A wooden bridge, at right, leading to the Al Aqsa Mosque compound, known by the Jews as the Temple Mount, is seen in Jerusalem's Old city Thursday, Dec. 8, 2011.Credit: AP

"This is a violent act that amounts to a declaration of religious war on the Muslim holy places in Jerusalem."

The Jerusalem Municipality ordered the closure of the wooden bridge due to fears it may collapse or catch fire. There are 15 gates leading into the Al-Aqsa mosque compound, 10 of which are in use.

The Mughrabi Gate is the only access for non-Muslims to enter the site, meaning its closure will prevent both Jews and tourists from visiting until a replacement structure is built.

The wooden bridge leading to the Temple Mount and Al-Aqsa was scheduled to be demolished and replaced with a sturdier structure, but Prime Minister Benjamin Netanyahu instructed the Jerusalem municipality two weeks ago to postpone the demolition.
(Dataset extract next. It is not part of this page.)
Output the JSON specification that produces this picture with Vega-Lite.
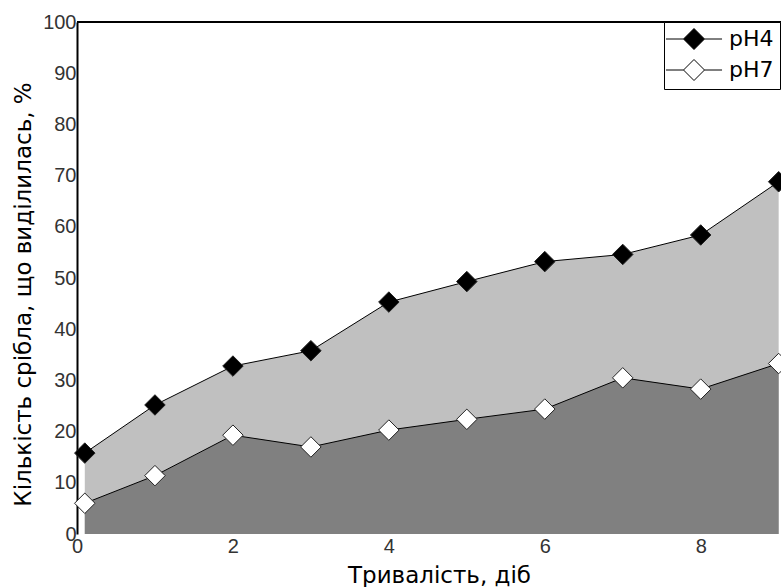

Netanyahu's bureau had asked the Jerusalem municipality to postpone the work due to the sensitivity of the issue and warnings from Egypt and Jordan.

The holy compound is in the old walled city of Jerusalem, an area Israel captured along with the West Bank in a 1967 war and annexed in a step that has not won international recognition. Palestinians want the area to be part of a state they intend to create in the West Bank and Gaza Strip.

Jews revere the compound as the site of their Biblical Temple, destroyed by Roman troops in the 1st century. Surviving foundations of its Western Wall are now a focus of prayer.

For Muslims, who captured Jerusalem from the Christian Byzantines in the 7th century, the Dome of the Rock marks the spot from which Mohammad made his night journey to heaven.